Another quaint idiosyncrasy spotted by the same confused visitors to The Mail‘s pages is that Britons apologise all the time in situations that don’t call for excuses in America. ‘Sorry’ with various adverbal modifiers, such as ‘awfully’ or ‘terribly’, seems to be the most popular locution.
So it may be, but only in the middle classes, especially the lower reaches therein. As one climbs the social ladder, self-confidence increases, and apologies are heard less and less.
Some Americans are amazed at the absence of power sockets in our bathrooms. This is indeed an abomination, but one motivated not by class but by what’s fondly described as ‘elf and safety.
Our powers that be are concerned that, should sockets be available in bathrooms, an irate husband might plug a hairdryer in and drop it in the tub just as his wife (‘missus’, ‘old lady’ or ‘trouble’ to Mail readers) is taking a bath.
And speaking of that facility, some Shermans have trouble with the word ‘toilet’, as do I, but for different reasons. Their response is TMI (Too Much Information), an offence avoided by their own awful euphemisms, such as restroom, powder room, little boys’ room and some such, all prole, which euphemisms so often tend to be.
Alas, this is the only room in the house for which no non-euphemistic name exists.
The flushing facility we take for granted (but one about 14 per cent of all Russians still don’t have) was invented by the Victorian plumber Thomas Crapper, an aptronymic surname if I’ve ever seen one. For a while, he lent his name to the room, but that didn’t last because of the term’s association with an older and cruder Anglo-Saxon word.
Britons can’t escape excretional euphemisms, but they can arrange them in the ascending order of social acceptability. Thus, ‘toilet’ is strictly prole in the UK (though not so much in the US). Penelope, for example, is physically unable to articulate it.
At the opposite end of the social scale sit words like ‘lavatory’, ‘lav’ or ‘loo’. The first one is a smidgen more PLU than the other two. ‘Lav’ is obviously a shortened ‘lavatory’, whereas ‘loo’ comes from ‘Waterloo’, supposedly because at the time Mr Crapper died British outhouses bore that brand name.
My own theory is that the connection with Waterloo is rather different. That room used to be called ‘water closet’, and the perverse English mind formed an association with Waterloo, later abbreviated to ‘loo’. Just a guess.
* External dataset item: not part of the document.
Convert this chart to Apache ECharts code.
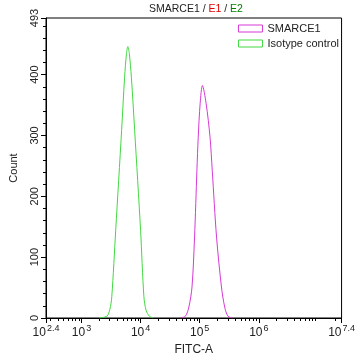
<!DOCTYPE html>
<html><head><meta charset="utf-8">
<script src="https://cdn.jsdelivr.net/npm/echarts@6/dist/echarts.min.js"></script>
<style>html,body{margin:0;padding:0;background:#fff}#c{width:358px;height:361px}</style>
</head><body><div id="c"></div>
<script>
// x values are log10(FITC-A)
const smarceX = [4.676, 4.759, 4.817, 4.870, 4.913, 4.953, 4.975, 5.008, 5.046, 5.108, 5.175, 5.212, 5.285, 5.368, 5.423, 5.478, 5.556];
const smarceY = [0, 3, 18, 51, 133, 243, 297, 353, 382, 353, 297, 243, 133, 51, 18, 3, 0];
const isoX = [3.297, 3.430, 3.480, 3.513, 3.579, 3.679, 3.729, 3.762, 3.784, 3.809, 3.845, 3.900, 4.000, 4.056, 4.095, 4.149, 4.211];
const isoY = [0, 3, 14, 35, 144, 308, 395, 435, 446, 435, 395, 308, 144, 35, 12, 3, 0];
const xMajorTicks = [2.4, 3, 4, 5, 6, 7.4];
const yLabels = [0, 100, 200, 300, 400, 493];
const seriesNames = ['SMARCE1', 'Isotype control'];

const xMinor = [];
for (let d = 2; d <= 7; d++) for (let k = 2; k <= 9; k++) {
  const v = d + Math.log10(k);
  if (v > 2.4 && v < 7.4) xMinor.push(v);
}
const yMinor = [];
for (let v = 20; v < 493; v += 20) if (v % 100) yMinor.push(v);

const font = 'Liberation Sans, Arial, sans-serif';
const chart = echarts.init(document.getElementById('c'));
chart.setOption({
  animation: false,
  textStyle: { fontFamily: font },
  title: {
    text: '{a|SMARCE1 / }{r|E1}{a| / }{g|E2}',
    left: 144, top: -1,
    textStyle: { fontWeight: 'normal', rich: {
      a: { fontSize: 10.5, color: '#222', fontFamily: font, fontWeight: 'normal' },
      r: { fontSize: 10.5, color: '#e00000', fontFamily: font, fontWeight: 'normal' },
      g: { fontSize: 10.5, color: '#008000', fontFamily: font, fontWeight: 'normal' }
    } }
  },
  legend: {
    right: 14, top: 18, orient: 'vertical', itemWidth: 24, itemHeight: 7, itemGap: 4,
    icon: 'rect',
    textStyle: { fontSize: 11, color: '#222', fontFamily: font },
    data: [
      { name: seriesNames[0], itemStyle: { color: 'rgba(0,0,0,0)', borderColor: '#d63ad6', borderWidth: 1 } },
      { name: seriesNames[1], itemStyle: { color: 'rgba(0,0,0,0)', borderColor: '#40d840', borderWidth: 1 } }
    ]
  },
  grid: { left: 43, right: 14, top: 18, bottom: 43, show: true, borderColor: '#000', borderWidth: 1, backgroundColor: 'transparent' },
  xAxis: [{
    type: 'value', min: 2.4, max: 7.4,
    name: 'FITC-A', nameLocation: 'middle', nameGap: 26,
    nameTextStyle: { fontSize: 12, color: '#222', fontFamily: font },
    axisLine: { lineStyle: { color: '#000' } },
    splitLine: { show: false },
    axisTick: { customValues: xMajorTicks, length: 5, lineStyle: { color: '#000' } },
    axisLabel: {
      customValues: xMajorTicks, margin: 6,
      formatter: v => '{b|10}{s|' + (Math.round(v * 10) / 10) + '}',
      rich: {
        b: { fontSize: 12, color: '#222', fontFamily: font },
        s: { fontSize: 9, color: '#222', fontFamily: font, padding: [0, 0, 8, 1] }
      }
    }
  }, {
    type: 'value', min: 2.4, max: 7.4, position: 'bottom',
    axisLine: { show: false }, splitLine: { show: false },
    axisTick: { customValues: xMinor, length: 3, lineStyle: { color: '#000' } },
    axisLabel: { show: false }
  }],
  yAxis: [{
    type: 'value', min: 0, max: 493,
    name: 'Count', nameLocation: 'middle', nameGap: 27, nameRotate: 90,
    nameTextStyle: { fontSize: 11, color: '#222', fontFamily: font },
    axisLine: { show: true, lineStyle: { color: '#000' } },
    splitLine: { show: false },
    axisTick: { customValues: yLabels, length: 5, lineStyle: { color: '#000' } },
    axisLabel: { customValues: yLabels, rotate: 90, margin: 6, fontSize: 11, color: '#222', fontFamily: font }
  }, {
    type: 'value', min: 0, max: 493, position: 'left',
    axisLine: { show: false }, splitLine: { show: false },
    axisTick: { customValues: yMinor, length: 3, lineStyle: { color: '#000' } },
    axisLabel: { show: false }
  }],
  series: [
    { name: seriesNames[0], type: 'line', smooth: 0.3, showSymbol: false, symbol: 'none',
      lineStyle: { color: '#d63ad6', width: 1 }, itemStyle: { color: '#d63ad6' },
      data: smarceX.map((x, i) => [x, smarceY[i]]) },
    { name: seriesNames[1], type: 'line', smooth: 0.3, showSymbol: false, symbol: 'none',
      lineStyle: { color: '#40d840', width: 1 }, itemStyle: { color: '#40d840' },
      data: isoX.map((x, i) => [x, isoY[i]]) }
  ]
});
</script></body></html>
Americans also cause the natives’ mirth by struggling with the pronunciation of words like Leicester and Gloucester, both featuring in the name of tube stations. Not only do they laboriously and amusingly articulate every syllable, but they even can’t understand those words when properly pronounced as ‘Lester’ and ‘Gloster’.
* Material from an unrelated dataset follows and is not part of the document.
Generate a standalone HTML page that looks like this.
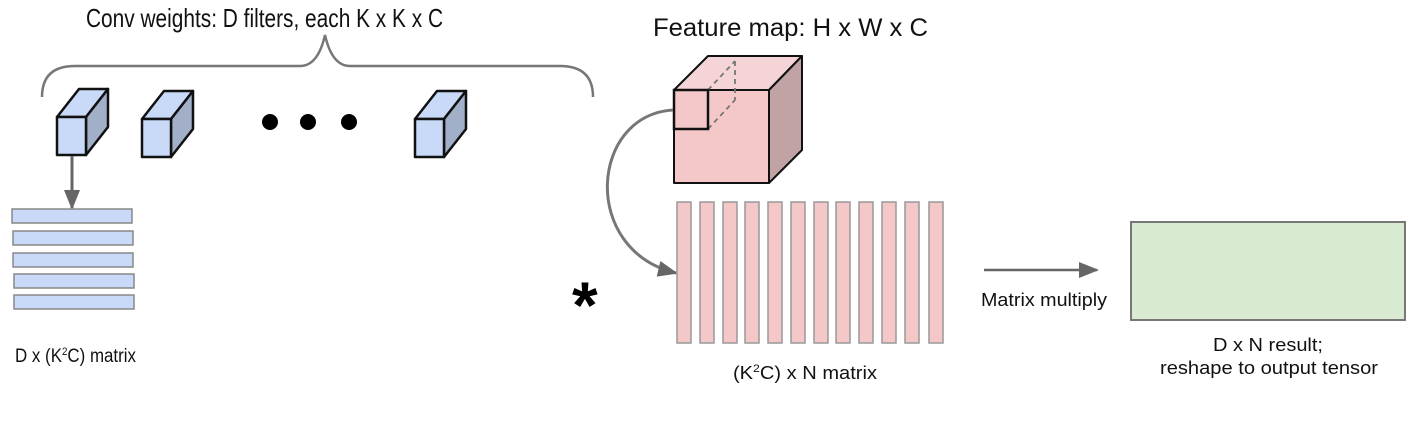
<!DOCTYPE html>
<html><head><style>
html,body{margin:0;padding:0;background:#fff;}
body{width:1425px;height:437px;overflow:hidden;}
text{font-family:"Liberation Sans",sans-serif;fill:#111;}
</style></head><body>
<svg width="1425" height="437" viewBox="0 0 1425 437" xmlns="http://www.w3.org/2000/svg">
<defs>
<marker id="ah" markerWidth="20" markerHeight="16" refX="18" refY="8" orient="auto" markerUnits="userSpaceOnUse"><path d="M0,0 L20,8 L0,16 Z" fill="#666"/></marker>
</defs>
<text x="86" y="27" font-size="26" textLength="357" lengthAdjust="spacingAndGlyphs">Conv weights: D filters, each K x K x C</text>
<path d="M42,97 Q42,66 75,66 L300,66 Q318,66 325,35 Q332,66 350,66 L560,66 Q593,66 593,97" fill="none" stroke="#777" stroke-width="2.5"/>
<g stroke="#111" stroke-width="2.5" stroke-linejoin="round">
<g><polygon points="57,117 79,89 108,89 86,117" fill="#c9daf8"/><polygon points="86,117 108,89 108,127 86,155" fill="#a1b0c8"/><rect x="57" y="117" width="29" height="38" fill="#c9daf8"/></g>
<g transform="translate(85,2)"><polygon points="57,117 79,89 108,89 86,117" fill="#c9daf8"/><polygon points="86,117 108,89 108,127 86,155" fill="#a1b0c8"/><rect x="57" y="117" width="29" height="38" fill="#c9daf8"/></g>
<g transform="translate(358,2)"><polygon points="57,117 79,89 108,89 86,117" fill="#c9daf8"/><polygon points="86,117 108,89 108,127 86,155" fill="#a1b0c8"/><rect x="57" y="117" width="29" height="38" fill="#c9daf8"/></g>
</g>
<circle cx="270" cy="122" r="8" fill="#000"/><circle cx="308" cy="122" r="8" fill="#000"/><circle cx="349" cy="122" r="8" fill="#000"/>
<line x1="72" y1="156" x2="72" y2="208" stroke="#666" stroke-width="3" marker-end="url(#ah)"/>
<g fill="#c9daf8" stroke="#888" stroke-width="1.5">
<rect x="12" y="209" width="120" height="14"/><rect x="13" y="231" width="120" height="14"/><rect x="13" y="253" width="120" height="14"/><rect x="14" y="274" width="120" height="14"/><rect x="14" y="295" width="120" height="14"/>
</g>
<text x="15" y="362" font-size="19" textLength="121" lengthAdjust="spacingAndGlyphs">D x (K<tspan font-size="11" dy="-7">2</tspan><tspan dy="7">C) matrix</tspan></text>
<text x="572" y="328" font-size="66" font-weight="bold" style="fill:#000">*</text>
<text x="653" y="36" font-size="25" textLength="275" lengthAdjust="spacingAndGlyphs">Feature map: H x W x C</text>
<g stroke="#111" stroke-width="2" stroke-linejoin="round">
<polygon points="674,90 708,56 802,56 769,90" fill="#f4d4d6"/>
<polygon points="769,90 802,56 802,150 769,183" fill="#c1a3a5"/>
<rect x="674" y="90" width="95" height="93" fill="#f4c7c9"/>
</g>
<g stroke="#777" stroke-width="1.8" stroke-dasharray="5,4" fill="none">
<line x1="708" y1="90" x2="735" y2="61"/><line x1="735" y1="61" x2="735" y2="100"/><line x1="708" y1="129" x2="735" y2="100"/>
</g>
<rect x="674" y="90" width="34" height="39" fill="none" stroke="#111" stroke-width="2.5"/>
<path d="M673,110 C590,115 580,250 676,273" fill="none" stroke="#777" stroke-width="3" marker-end="url(#ah)"/>
<g fill="#f4c7c9" stroke="#999" stroke-width="1.5">
<rect x="677" y="202" width="14" height="141"/><rect x="700" y="202" width="14" height="141"/><rect x="723" y="202" width="14" height="141"/><rect x="745" y="202" width="14" height="141"/><rect x="768" y="202" width="14" height="141"/><rect x="791" y="202" width="14" height="141"/><rect x="814" y="202" width="14" height="141"/><rect x="836" y="202" width="14" height="141"/><rect x="859" y="202" width="14" height="141"/><rect x="882" y="202" width="14" height="141"/><rect x="905" y="202" width="14" height="141"/><rect x="929" y="202" width="14" height="141"/>
</g>
<text x="733" y="379" font-size="18" textLength="144" lengthAdjust="spacingAndGlyphs">(K<tspan font-size="11" dy="-7">2</tspan><tspan dy="7">C) x N matrix</tspan></text>
<line x1="984" y1="270" x2="1097" y2="270" stroke="#666" stroke-width="2.5" marker-end="url(#ah)"/>
<text x="981" y="306" font-size="18" textLength="126" lengthAdjust="spacingAndGlyphs">Matrix multiply</text>
<rect x="1131" y="222" width="274" height="98" fill="#d9ead3" stroke="#777" stroke-width="2"/>
<text x="1213" y="351" font-size="18" textLength="110" lengthAdjust="spacingAndGlyphs">D x N result;</text>
<text x="1160" y="374" font-size="18" textLength="218" lengthAdjust="spacingAndGlyphs">reshape to output tensor</text>
</svg>
</body></html>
Those chaps are lucky they don’t revolve in the circles inhabited by Messrs Featherstonehaugh and Cholmondeley, pronounced ‘Fanshaw’ and ‘Chumly’. If they did, they’d have even more to complain about, but I doubt The Mail would print such gripes.
As a born Londoner (though not authentically Cockney) I commend today’s piece for its accuracy. Only one pair of the article’s expressions was not part of my 1940’s upbringing.
Bernie
I’ve always associated “lav” and its variant “lavvy” with the lower classes.
The latest edition of Chambers’s Dictionary (or The Chambers Dictionary, as its apostrophophobic editors now call it) records the suggestion that “loo” derives from Waterloo, but also indicates possible associations with French l’eau or lieu, for which it gives no lesser names than Smollett and Sterne as authorities.
I suspect that “toilet” originated among social aspirants who had heard the word but didn’t know what it meant. “Tea” as a substitute for dinner may have had a similarly aspirational origin. But “dinner” is the right name for the biggest meal of the day, whether one eats it at noon or at night.
Finally, I have nothing against Americans. I was even engaged to one of them once, until she came to her senses. But it would be fair to call the kind of tourists you describe not as Shermans or even Septics, but a bunch of complete Barclay’s Bankers.
Or Merchants, as the case may be. Our biggest meal is at around 2 PM, and we call it lunch. The few nibbles we eat in the evening are supper. The only big midday meal I’ve ever heard PLUs call ‘dinner’ is eaten at Christmas, but there must exist variances even within that group. I didn’t know of the association of ‘loo’ with l’eau, but I’m not surprised. After all, the tennis term ‘love’ comes from l’oeuf in reference to its zero-like shape.
I grew up eating lunch and supper just as you do, though supper was the larger of the two meals except on Sundays. But the midday meal at school (a reasonably good school) was always called dinner, and perhaps it still is.
Notoriously, the French dîner and déjeuner both derive from late Latin disjejunare, “to break fast”. The use of such words has evidently been a matter more of fashion than of common sense for many centuries.
I think it’s important to distinguish the distinction between PLU and non-PLU from Nancy Mitford’s distinction between U and non-U. It’s more important to eat one’s meals like a gentleman than to call them by gentlemanly names. So, all together now:
“‘Phone for the fish-knives, Norman…”
Just one man’s observation, but those who don’t eat meals like gentlemen tend not to call by gentlemanly names either, and vice versa. As for Nancy Mitford, I’ve introduced my French friends to her, and they are very grateful. I too prefer PLU to U — the former is what you become, the latter is what you are born. But then I would, with my pedigree, wouldn’t I? Another observation: the Italian for breakfast is ‘prima collazione’. Hence, when they speak English, many of them say “first breakfast”. And the French, of course, say ‘little breakfast’, which is breakfast proper, and then ‘breakfast’ (déjeuner), which is lunch. Go figure, as Americans would put it.
I find Nancy Mitford’s novels impenetrably boring, but I enjoy her letters.
I share the ambition of Mallarmé and Eliot to “donner un sens plus pur aux mots de la tribu,” or “to purify the dialect of the tribe,” but it’s hard to see how to impose order on the multilingual chaos of meal names.
At least neither Mallarmé nor Eliot nor Mitford nor even Betjeman was confronted with “brunch”, either as a word or as a thing.